The Limits of the Map
But here's what bothers me, and what makes this more than a neat analogy. In all three cases, the complete map is not the same as complete understanding.
The connectome gives you every neuron and every synapse. It does not tell you the state of those synapses at any given moment — how strong each connection is, what neuromodulators are washing through the tissue, what the fly ate an hour ago. The wiring diagram is necessary but not sufficient. You can have the complete map and still not predict what the fly will do next, because the computation runs on the wiring but is not identical to it.
In Neptune's Brood, Krina has access to the full architecture of interstellar finance. She understands Slow Money better than almost anyone alive. And yet the fraud she's investigating is hidden inside that architecture — not in a missing connection, but in a subtle manipulation of how existing connections interact. The map is complete, and the crime is still invisible. It's a signal sent through intact wires in a pattern no one thought to look for.
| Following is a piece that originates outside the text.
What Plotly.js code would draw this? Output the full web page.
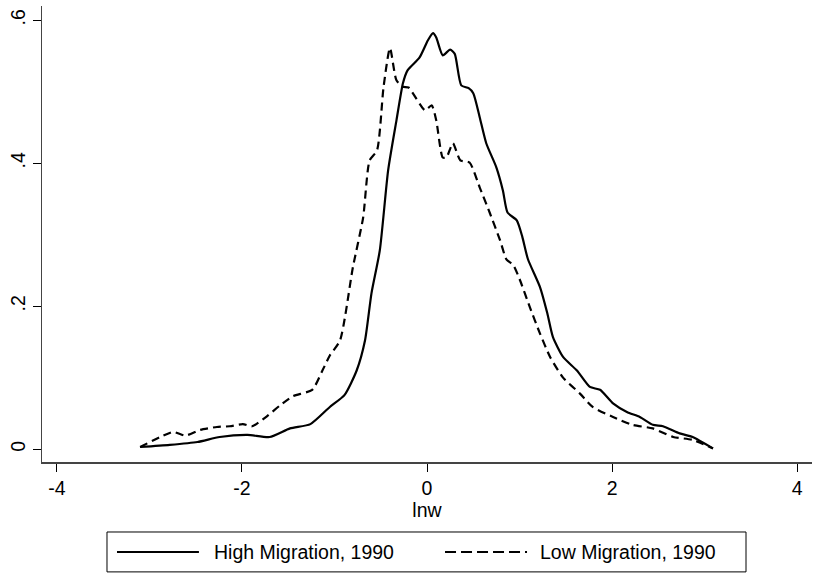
<!DOCTYPE html>
<html>
<head>
<meta charset="utf-8">
<script src="https://cdn.plot.ly/plotly-3.0.1.min.js"></script>
<style>html,body{margin:0;padding:0;background:#fff;}#chart{width:813px;height:575px;}</style>
</head>
<body>
<div id="chart"></div>
<script>
// High Migration, 1990 (solid)
const highX = [-3.10,-2.78,-2.48,-2.24,-1.94,-1.70,-1.48,-1.26,-1.05,-0.89,-0.76,-0.67,-0.60,-0.51,-0.42,-0.33,-0.26,-0.21,-0.08,0.01,0.065,0.10,0.17,0.25,0.30,0.37,0.45,0.50,0.57,0.64,0.75,0.82,0.87,0.97,1.03,1.09,1.22,1.30,1.36,1.47,1.62,1.76,1.87,2.01,2.16,2.30,2.44,2.55,2.73,2.87,3.09];
const highY = [0.003,0.006,0.010,0.017,0.020,0.017,0.029,0.035,0.059,0.076,0.110,0.152,0.218,0.278,0.390,0.460,0.512,0.530,0.548,0.572,0.582,0.576,0.551,0.559,0.553,0.509,0.505,0.498,0.464,0.428,0.394,0.362,0.331,0.320,0.297,0.266,0.227,0.190,0.157,0.129,0.110,0.087,0.083,0.064,0.052,0.045,0.034,0.032,0.022,0.017,0.001];
// Low Migration, 1990 (dashed)
const lowX = [-3.10,-2.88,-2.74,-2.61,-2.45,-2.27,-2.13,-1.99,-1.89,-1.73,-1.59,-1.45,-1.24,-1.13,-1.05,-0.94,-0.80,-0.69,-0.62,-0.54,-0.47,-0.40,-0.33,-0.26,-0.20,-0.02,0.05,0.10,0.17,0.21,0.28,0.36,0.46,0.57,0.68,0.79,0.86,0.93,1.00,1.11,1.22,1.33,1.47,1.65,1.79,2.01,2.22,2.44,2.66,2.87,3.09];
const lowY = [0.003,0.017,0.024,0.019,0.027,0.031,0.032,0.035,0.032,0.046,0.061,0.074,0.083,0.110,0.131,0.152,0.255,0.324,0.404,0.418,0.506,0.561,0.516,0.507,0.506,0.474,0.481,0.460,0.408,0.408,0.428,0.404,0.401,0.366,0.330,0.292,0.265,0.258,0.238,0.199,0.162,0.129,0.100,0.078,0.059,0.045,0.034,0.029,0.017,0.013,0.001];
const xTicks = [-4,-2,0,2,4];
const xTickText = ['-4','-2','0','2','4'];
const yTicks = [0,0.2,0.4,0.6];
const yTickText = ['0','.2','.4','.6'];
const seriesNames = ['High Migration, 1990','Low Migration, 1990'];

const font = {family:'"Liberation Sans", Arial, sans-serif', size:19.5, color:'#000'};
const dashStyle = '8px,5px';
const traces = [
  {x:highX, y:highY, type:'scatter', mode:'lines', name:seriesNames[0],
   line:{color:'#000', width:2.2, shape:'spline', smoothing:0.6}},
  {x:lowX, y:lowY, type:'scatter', mode:'lines', name:seriesNames[1],
   line:{color:'#000', width:2.2, dash:dashStyle, shape:'spline', smoothing:0.6}}
];

// legend drawn in paper coordinates
const legY = -0.1974;
const shapes = [
  {type:'rect', xref:'paper', yref:'paper', x0:0.0844, x1:0.9143, y0:-0.241, y1:-0.1535,
   line:{color:'#000', width:1}, fillcolor:'rgba(0,0,0,0)'},
  {type:'line', xref:'paper', yref:'paper', x0:0.0974, x1:0.2038, y0:legY, y1:legY,
   line:{color:'#000', width:2.2}},
  {type:'line', xref:'paper', yref:'paper', x0:0.5234, x1:0.6299, y0:legY, y1:legY,
   line:{color:'#000', width:2.2, dash:'11px,5px'}}
];
const annotations = [
  {xref:'paper', yref:'paper', x:0.2208, y:legY, xanchor:'left', yanchor:'middle',
   text:seriesNames[0], showarrow:false, font:font},
  {xref:'paper', yref:'paper', x:0.6442, y:legY, xanchor:'left', yanchor:'middle',
   text:seriesNames[1], showarrow:false, font:font}
];

const layout = {
  width:813, height:575,
  margin:{l:42, r:1, t:6, b:113},
  paper_bgcolor:'#fff', plot_bgcolor:'#fff',
  font:font,
  showlegend:false,
  shapes:shapes,
  annotations:annotations,
  xaxis:{range:[-4.16,4.16], tickvals:xTicks, ticktext:xTickText,
    showgrid:false, zeroline:false, showline:true, linecolor:'#444', linewidth:1.5,
    ticks:'outside', ticklen:8, tickcolor:'#000', tickfont:font,
    title:{text:'lnw', font:font, standoff:0}},
  yaxis:{range:[-0.018,0.62], tickvals:yTicks, ticktext:yTickText,
    showgrid:false, zeroline:false, showline:true, linecolor:'#444', linewidth:1.5,
    ticks:'outside', ticklen:8, tickcolor:'#000', tickfont:font, tickangle:-90}
};
Plotly.newPlot('chart', traces, layout, {displayModeBar:false, staticPlot:true});
</script>
</body>
</html>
Insurance works the same way. You can have every policy, every claim, every correlation modeled. Map the entire book. And you still won't see the systemic risk until it cascades — until connections you mapped faithfully start amplifying each other in ways your model treated as independent. 2008 taught us that. The wiring was visible. The resonance was not.
This is the question that lives at the intersection of a fruit fly brain and a science fiction novel about debt: is a complete map sufficient to understand a system?
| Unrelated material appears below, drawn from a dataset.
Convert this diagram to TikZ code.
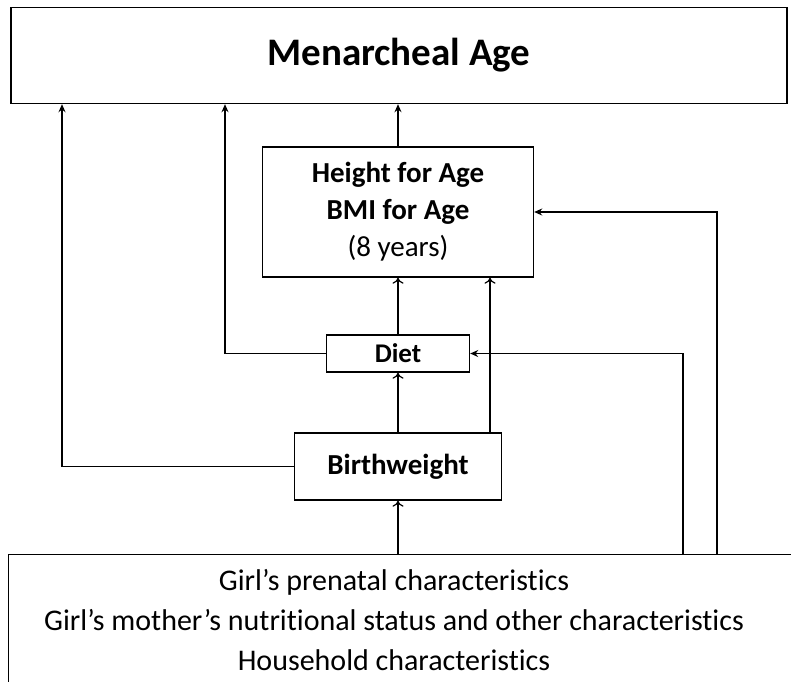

My instinct says no. The map gives you the skeleton, the architecture, the set of possible behaviors. But the system's actual behavior at any moment depends on something the map can't capture — the state, the context, the history of signals that have already passed through. The connectome is the instrument. It's not the music.
And yet. The simulation of the fly brain does produce fly-like behavior. Not perfectly, not completely, but recognizably. Maybe the map captures more than I'm giving it credit for. Maybe, if the wiring is detailed enough and the simulation is faithful enough, the music is implied by the instrument. Maybe you don't need to encode behavior explicitly if you get the connections right — behavior is what connections do.
I keep thinking about what this means for AI. Current large language models aren't connectomes — they're trained on behavior and learn implicit structure, rather than being built from explicit wiring. But the connectome project suggests an alternative path: map the connections first, simulate faithfully, see what emerges. A fundamentally different philosophy of intelligence. And given that a grain-of-sand-sized brain with 140,000 neurons can fly, navigate, learn, and decide, it's worth taking seriously.
Clean conclusion: a fruit fly brain, an interstellar Ponzi scheme, and an actuarial table walk into a bar. They're all saying the same thing in different languages — the connections are the computation. Map them faithfully and you're closer to understanding than you have any right to be. But don't confuse the map for the territory.
Krina would appreciate the irony. The fraud historian chasing a crime hidden inside a system she'd already mapped. The fly, meanwhile, is navigating by 140,000 neurons. Honestly, I feel out-engineered by the fly.